Bullitt: Because it was a-renegade-cop-who-plays-by-his-own-rules movie before it was cool to be a renegade cop who plays by his own rules. This one was pretty neat. Has that low-key, procedural feeling you get with the good seventies dramas (1968, close enough), which I like a lot. No melodrama, nothing amped up with flashy camerawork or music just for the sake of generating tension. Car chase has a lot of the fine detail and charm that CGI lacks sometimes, smoke pouring off of wheels in random patterns, hubcaps flying off at odd moments, random stuff you often don't get when someone has to plan out every pixel of an action sequence. Good times.
Forbidden Zone: Wow, what, I don't even--*headsplosion*. If ever there was a movie to test one's tolerance for cult weirdness, this is it. This is basically what you'd get if you locked David Lynch, Mel Blanc, and Meeple in a room, gave them the budget of a high school play, and told them they couldn't come out until they'd made a movie. I really don't think I can say I
liked it just because my tolerance for "weird for the sake of weird" is fairly low these days, and I have zero interest in seeing it again, but I really can't hate any movie whose credits include stuff like "and Danny Elfman as Satan." Mostly I just sat there in slackjawed amazement that something this insane could actually exist. (In other words it is something Grefter should watch like right now.) Also, the theme song will not leave my head. (It can be found here, in the intro sequence--which I should note involves mild nudity, blackface, and copious amounts of raw insanity:
http://www.youtube.com/watch?v=gOhncfDJum8)

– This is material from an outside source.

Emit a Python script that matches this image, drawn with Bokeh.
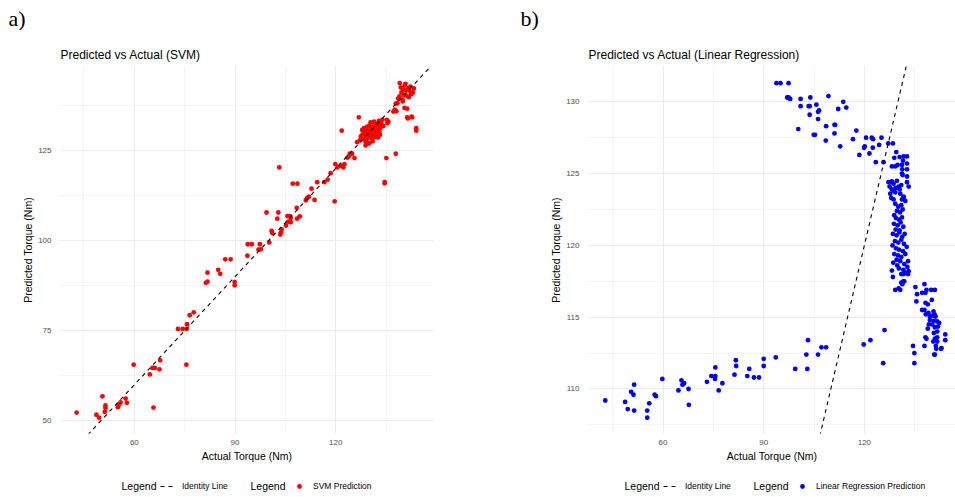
from bokeh.plotting import figure
from bokeh.layouts import row, column
from bokeh.models import FixedTicker, Legend, LegendItem, Label, Range1d
from bokeh.embed import file_html
from bokeh.resources import INLINE

# ---------------- data ----------------
# SVM panel: actual torque vs SVM predicted torque
svm_actual_low = [42.8, 48.7, 49.5, 50.5, 51.2, 51.4, 51.4, 55.1, 55.4, 55.9,
                  57.4, 57.8, 59.8, 64.6, 65.4, 66.1, 65.7, 67.5, 67.7, 73.0,
                  74.4, 75.6, 75.7, 75.5, 76.5, 77.7]
svm_pred_low = [52.3, 51.7, 50.9, 56.8, 52.5, 54.3, 53.6, 53.8, 54.5, 55.1,
                56.2, 55.0, 65.6, 62.9, 64.7, 64.7, 53.7, 64.3, 66.8, 75.5,
                75.5, 75.5, 76.8, 65.6, 79.3, 80.1]

svm_actual_mid = [81.3, 81.8, 81.8, 85.0, 85.6, 87.1, 88.7, 89.9, 89.9, 93.7,
                  93.8, 95.0, 97.0, 97.4, 97.7, 100.2, 100.9, 101.1, 103.5, 103.7,
                  103.9, 99.4, 102.6, 102.9, 105.2, 105.6, 106.4, 105.9, 106.6, 106.6,
                  108.4, 108.5, 109.3, 107.2, 108.6, 103.2, 111.1, 111.5, 112.0, 112.8,
                  113.7, 114.5, 116.6, 117.6, 118.5, 119.7, 119.9, 120.5, 121.5, 122.3,
                  122.6, 123.5, 124.2, 123.9, 124.9, 125.6]
svm_pred_mid = [88.3, 88.6, 91.1, 91.9, 90.8, 94.8, 94.8, 88.5, 87.6, 95.8,
                99.0, 99.0, 97.5, 99.0, 97.6, 99.5, 102.7, 102.1, 101.7, 102.3,
                103.1, 107.8, 106.1, 107.8, 104.2, 106.8, 106.8, 105.3, 105.1, 106.3,
                109.1, 106.1, 106.7, 115.8, 115.8, 120.3, 111.2, 111.8, 112.2, 114.4,
                111.3, 116.2, 116.2, 116.9, 118.7, 110.9, 121.2, 120.3, 120.8, 120.3,
                121.2, 123.0, 124.1, 123.4, 124.1, 122.9]

svm_actual_misc = [121.8, 126.9, 135.1, 137.9, 134.6, 134.6, 144.0, 144.0, 135.2, 135.4, 135.7]
svm_pred_misc = [130.5, 134.2, 122.9, 124.1, 116.2, 115.9, 131.2, 130.5, 133.5, 132.6, 133.0]

svm_actual_core = [127.5, 127.9, 128.0, 128.3, 128.4, 128.6, 128.9, 129.0, 129.1, 129.2,
                   129.4, 129.5, 129.7, 129.8, 130.0, 130.1, 130.2, 130.4, 130.5, 130.6,
                   130.8, 130.9, 131.0, 131.1, 131.3, 131.4, 131.5, 131.6, 131.8, 131.9,
                   132.0, 132.2, 132.3, 132.5, 132.6, 132.8, 132.9, 133.0, 133.2, 133.4,
                   133.6, 133.9, 134.2, 126.4, 127.2, 130.0, 128.9]
svm_pred_core = [128.9, 130.7, 129.5, 128.2, 131.2, 130.0, 126.4, 127.5, 129.0, 130.8,
                 131.6, 128.3, 129.7, 127.0, 130.4, 131.9, 128.9, 132.8, 129.8, 131.0,
                 128.4, 130.2, 127.6, 131.5, 129.3, 133.0, 130.6, 132.1, 128.8, 130.0,
                 131.2, 129.6, 132.5, 130.8, 128.6, 131.8, 133.2, 130.3, 129.4, 131.3,
                 132.4, 133.5, 131.8, 127.3, 127.8, 127.0, 127.5]

svm_actual_top = [137.2, 137.6, 137.9, 138.1, 138.4, 139.1, 139.4, 139.6, 139.9, 140.1,
                  140.3, 140.5, 140.6, 140.8, 140.9, 141.1, 141.3, 141.3, 141.5, 141.6,
                  141.8, 142.0, 142.3, 142.5, 142.8, 143.0, 143.3, 142.6, 139.0, 138.6,
                  140.0]
svm_pred_top = [135.8, 136.3, 138.0, 135.9, 138.1, 143.7, 142.5, 141.1, 139.1, 142.0,
                140.4, 136.8, 143.2, 143.5, 141.7, 140.2, 136.6, 134.2, 133.9, 142.3,
                139.8, 141.6, 142.7, 140.6, 134.2, 141.1, 142.2, 134.4, 140.0, 139.4,
                138.6]

# Linear regression panel
lr_actual_low = [42.8, 48.7, 49.5, 50.5, 51.2, 51.4, 51.4, 55.3, 55.3, 55.9,
                 57.5, 57.9, 59.8, 64.6, 65.5, 65.8, 66.3, 67.6, 67.7, 73.1,
                 74.4, 75.6, 75.6, 75.5, 76.6, 77.7, 81.3, 81.7, 81.8, 85.1,
                 85.7, 87.1, 88.6, 90.0, 90.0, 93.6, 99.4, 102.7, 103.0, 103.2,
                 106.2, 107.2, 108.6, 119.8, 121.8, 126.0, 125.6]
lr_pred_low = [109.2, 109.1, 108.6, 109.8, 109.6, 110.3, 108.5, 108.5, 108.0, 109.0,
               109.6, 109.5, 110.7, 109.9, 110.6, 110.3, 110.4, 110.0, 108.9, 110.5,
               110.9, 111.5, 110.9, 110.7, 109.9, 110.4, 111.0, 112.0, 111.6, 110.9,
               111.4, 110.8, 110.8, 112.1, 111.6, 112.2, 111.4, 112.4, 111.4, 113.4,
               112.4, 112.9, 112.9, 113.1, 113.4, 114.1, 111.8]

lr_actual_top = [93.8, 95.0, 97.4, 97.0, 97.4, 97.9, 101.0, 103.9, 109.3, 101.0,
                 103.4, 103.7, 105.7, 106.5, 106.2, 103.7, 106.2, 113.7, 112.2, 114.6,
                 100.3, 104.9, 105.3, 108.6, 111.1, 111.3, 111.1, 108.5, 112.8, 117.6,
                 116.6, 120.5, 122.2, 122.6, 125.1, 119.9, 120.1, 118.5, 121.5, 122.5,
                 124.4, 123.4, 125.7, 127.1, 128.5]
lr_pred_top = [131.3, 131.3, 131.3, 130.3, 130.3, 130.2, 130.2, 130.3, 130.4, 129.7,
               129.7, 129.7, 129.8, 129.4, 129.3, 129.1, 128.8, 130.0, 129.5, 129.6,
               128.1, 127.7, 127.7, 128.3, 128.4, 128.4, 127.8, 127.3, 126.9, 128.0,
               127.4, 127.5, 127.5, 127.4, 127.5, 126.8, 126.9, 126.3, 126.4, 126.8,
               127.0, 125.8, 125.8, 127.1, 127.1]

lr_actual_col = [129.5, 128.9, 130.5, 131.7, 132.7,
                 131.5, 132.7, 128.2, 129.2, 129.9, 131.2, 132.7, 131.3, 131.2, 131.4, 132.7,
                 127.2, 127.7, 128.2, 128.7, 129.7, 130.2, 127.5, 128.2, 128.7, 127.7, 129.2, 130.7,
                 131.7, 131.2, 128.7, 132.2, 131.7, 132.7, 133.2, 130.5, 129.3, 131.0, 128.0,
                 129.2, 130.1, 131.0, 129.7, 130.6, 131.4, 128.9,
                 129.4, 130.3, 131.2, 128.8, 129.9, 130.8, 131.6, 129.3, 130.5,
                 128.5, 129.6, 130.4, 131.3, 132.0, 129.1, 130.1, 131.0, 131.8, 128.4,
                 129.4, 130.3, 131.5, 132.6, 128.9, 130.0, 131.0, 132.2, 129.6, 130.7,
                 128.6, 129.8, 131.9, 133.0, 130.3, 131.6, 132.8, 128.2, 131.0, 131.7, 132.4, 133.2, 133.0,
                 128.5, 131.0, 131.9, 131.3, 131.6, 129.2, 130.2, 130.7]
lr_pred_col = [126.5, 126.1, 126.15, 126.2, 126.2,
               125.9, 125.7, 125.5, 125.5, 125.6, 125.6, 125.3, 125.3, 125.0, 124.9, 124.8,
               124.4, 124.4, 124.45, 124.3, 124.5, 124.1, 124.1, 123.9, 123.8, 123.6, 123.7, 123.6,
               123.4, 123.2, 123.2, 123.1, 123.3, 124.4, 124.1, 123.9, 124.0, 124.2, 123.3,
               122.9, 122.7, 122.8, 122.4, 122.3, 122.5, 122.1,
               121.9, 121.8, 121.95, 121.5, 121.4, 121.6, 121.3, 121.1, 121.05,
               120.8, 120.7, 120.9, 120.6, 120.8, 120.3, 120.2, 120.4, 120.1, 120.0,
               119.8, 119.7, 119.6, 119.9, 119.4, 119.3, 119.2, 119.4, 119.0, 118.9,
               118.8, 118.6, 118.7, 118.9, 118.4, 118.3, 118.5, 118.25, 118.0, 118.0, 118.1, 118.2, 118.0,
               117.8, 117.4, 117.5, 117.3, 117.5, 116.9, 117.0, 116.9]

lr_actual_right = [135.2, 137.9, 135.7, 138.2, 138.5, 139.9, 141.0, 137.2, 135.5, 138.2,
                   138.9, 140.1, 137.2, 137.9, 138.3, 139.1, 140.6, 140.9, 139.5, 140.2,
                   141.2, 139.5, 140.7, 141.7, 142.3, 139.2, 140.2, 138.9, 141.0, 141.9,
                   140.7, 141.7, 144.1, 144.1, 138.5, 141.0, 141.7, 140.5, 141.7, 141.3,
                   143.0, 141.4, 141.0, 137.9, 138.2, 142.8, 140.8, 134.5, 134.9, 134.9]
lr_pred_right = [117.1, 117.3, 116.6, 116.7, 116.9, 116.9, 116.9, 116.7, 116.1, 116.0,
                 115.9, 116.2, 115.5, 115.5, 115.2, 115.3, 115.4, 115.2, 115.05, 115.1,
                 115.05, 114.8, 114.75, 114.7, 114.6, 114.5, 114.5, 114.2, 114.3, 114.35,
                 113.9, 114.0, 113.8, 113.4, 113.5, 113.5, 113.6, 113.3, 113.3, 113.0,
                 112.85, 112.8, 112.4, 113.0, 113.6, 112.8, 112.4, 113.0, 112.5, 111.8]

svm_actual = svm_actual_low + svm_actual_mid + svm_actual_misc + svm_actual_core + svm_actual_top
svm_pred = svm_pred_low + svm_pred_mid + svm_pred_misc + svm_pred_core + svm_pred_top
lr_actual = lr_actual_low + lr_actual_top + lr_actual_col + lr_actual_right
lr_pred = lr_pred_low + lr_pred_top + lr_pred_col + lr_pred_right

x_ticks = [60, 90, 120]
x_minor = [45, 75, 105, 135]
svm_y_ticks = [50, 75, 100, 125]
svm_y_minor = [62.5, 87.5, 112.5, 137.5]
lr_y_ticks = [110, 115, 120, 125, 130]
lr_y_minor = [107.5, 112.5, 117.5, 122.5, 127.5]

# ---------------- styling ----------------
FONT = "Liberation Sans"
GRID = "#ebebeb"
W = 955
HEAD_H = 30
MAIN_H = 436
LEG_H = 31
DOT = 4.8
DASH = "4 4"
NAN = float("nan")


def blank_fig(width, height):
    f = figure(width=width, height=height, x_range=Range1d(0, width), y_range=Range1d(0, height),
               x_axis_type=None, y_axis_type=None, output_backend="svg",
               toolbar_location=None, min_border=0,
               min_border_left=0, min_border_right=0, min_border_top=0, min_border_bottom=0)
    f.outline_line_color = None
    f.xgrid.visible = False
    f.ygrid.visible = False
    f.border_fill_color = "white"
    f.background_fill_color = "white"
    return f


def scatter_panel(title, actual, pred, color, xr, yr, yt, ym, width, bl, br):
    p = figure(width=width, height=MAIN_H, x_range=Range1d(*xr), y_range=Range1d(*yr),
               output_backend="svg", toolbar_location=None, title=title,
               min_border_left=bl, min_border_right=br,
               min_border_top=66 - HEAD_H, min_border_bottom=33)
    p.outline_line_color = None
    p.background_fill_color = "white"
    p.border_fill_color = "white"
    p.title.text_font = FONT
    p.title.text_font_size = "12px"
    p.title.text_font_style = "normal"
    p.title.text_color = "black"
    p.title.align = "left"

    p.xaxis.ticker = FixedTicker(ticks=x_ticks, minor_ticks=x_minor)
    p.yaxis.ticker = FixedTicker(ticks=yt, minor_ticks=ym)
    for ax in (p.xaxis, p.yaxis):
        ax.axis_line_color = None
        ax.major_tick_line_color = None
        ax.minor_tick_line_color = None
        ax.major_tick_out = 0
        ax.major_tick_in = 0
        ax.minor_tick_out = 0
        ax.minor_tick_in = 0
        ax.major_label_text_font = FONT
        ax.major_label_text_font_size = "8px"
        ax.major_label_text_color = "#4d4d4d"
        ax.axis_label_text_font = FONT
        ax.axis_label_text_font_size = "10.5px"
        ax.axis_label_text_font_style = "normal"
        ax.axis_label_text_color = "black"
    p.xaxis.axis_label = "Actual Torque (Nm)"
    p.yaxis.axis_label = "Predicted Torque (Nm)"
    p.xaxis.major_label_standoff = 6
    p.yaxis.major_label_standoff = 9
    p.xaxis.axis_label_standoff = 2
    p.yaxis.axis_label_standoff = 1

    for g in (p.xgrid, p.ygrid):
        g.grid_line_color = GRID
        g.grid_line_width = 1.1
        g.minor_grid_line_color = GRID
        g.minor_grid_line_width = 0.55

    p.scatter(actual, pred, size=DOT, fill_color=color, line_color=None)
    lo = min(xr[0], yr[0])
    hi = max(xr[1], yr[1])
    p.line([lo, hi], [lo, hi], line_color="black", line_width=1.1, line_dash=DASH)
    return p


p1 = scatter_panel("Predicted vs Actual (SVM)", svm_actual, svm_pred, "#ff0000",
                   (38.0, 149.15), (46.5, 148.3), svm_y_ticks, svm_y_minor, 480, 60, 47)
p2 = scatter_panel("Predicted vs Actual (Linear Regression)", lr_actual, lr_pred, "#0000ff",
                   (37.8, 147.15), (106.9, 132.46), lr_y_ticks, lr_y_minor, 475, 108, 0)

# ---- header strip with the panel tags ----
head = blank_fig(W, HEAD_H)
for tag, tx in (("a)", 8), ("b)", 520)):
    head.add_layout(Label(x=tx, y=12.5, x_units="screen", y_units="screen", text=tag,
                          text_font="Liberation Serif", text_font_size="22px",
                          text_baseline="middle", text_color="black"))

# ---- legend strip (each panel has two ggplot guides titled "Legend") ----
leg = blank_fig(W, LEG_H)
common = dict(orientation="horizontal", padding=0, margin=0, spacing=0,
              border_line_color=None, background_fill_alpha=0,
              label_height=20, label_text_font=FONT,
              label_text_font_size="8.5px", label_text_color="black")
for x0, color, name in ((121, "#ff0000", "SVM Prediction"),
                        (624, "#0000ff", "Linear Regression Prediction")):
    key_line = leg.line([NAN], [NAN], line_color="black", line_width=1.1, line_dash=DASH)
    key_pts = leg.scatter([NAN], [NAN], size=DOT, fill_color=color, line_color=None)
    leg.add_layout(Legend(items=[LegendItem(label="Identity Line", renderers=[key_line])],
                          location=(x0 + 39, 1.5), glyph_width=16, glyph_height=20,
                          label_standoff=6, **common))
    leg.add_layout(Legend(items=[LegendItem(label=name, renderers=[key_pts])],
                          location=(x0 + 172, 1.5), glyph_width=12, glyph_height=12,
                          label_standoff=8, **common))
    for dx in (0, 129):
        leg.add_layout(Label(x=x0 + dx, y=12, x_units="screen", y_units="screen",
                             text="Legend", text_font=FONT, text_font_size="10.5px",
                             text_baseline="middle", text_color="black"))

layout = column(head, row(p1, p2), leg)
open("out.html", "w").write(file_html(layout, INLINE))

Dagon: Despite the name, this is basically The Shadow Over Innsmouth (except set in Spain for some reason, probably because that's obviously where the director's funding came from. The actual name of the town in the movie is Imboca, which seems like some mangled Spanish translation of Innsmouth). Random guy on vacation gets stuck in creepy, sheltered port town, flees unpleasantly fishlike locals. It starts out looking like a run-of-the-mill horror movie, but some sequences are pretty much lifted wholesale from the story (fleeing a hotel by shifting a door lock around, then barricading an escape route room by room). It's very low budget, but they make good use of what they have; a minimum of digital effects, most of the effort going into makeup and prosthetics. The Innsmouth Look is captured with admirable detail. It's a B movie, but put together with some reverence for the source material (it's directed by the guy who did Reanimator and From Beyond back in the eighties). Fun enough for what it is, outside of the obligatory gruesome sequence (poor Ezekiel. That really was extremely painful to watch). Main character's kind of a wiener, but eh, not really out of place for a normal guy getting stuck in a horrible situation. Earned massive points for the final stand even if it didn't work out as intended, at least. ("No options." *torch*)
9: Eh. It was okay. I can't quite put my finger on what was missing, but something definitely was. There were some nice bits--escape from the cathedral was probably the highlight as far as the action sequences go, follow-through on the "Sometimes, one must be sacrificed" line was pretty much what it should've been (although, I'd really, really like to see Christopher Plummer play someone who's not a complete asshole sometime before he dies). Basically a decent effort for a first-time director who might be more interesting with some experience behind him.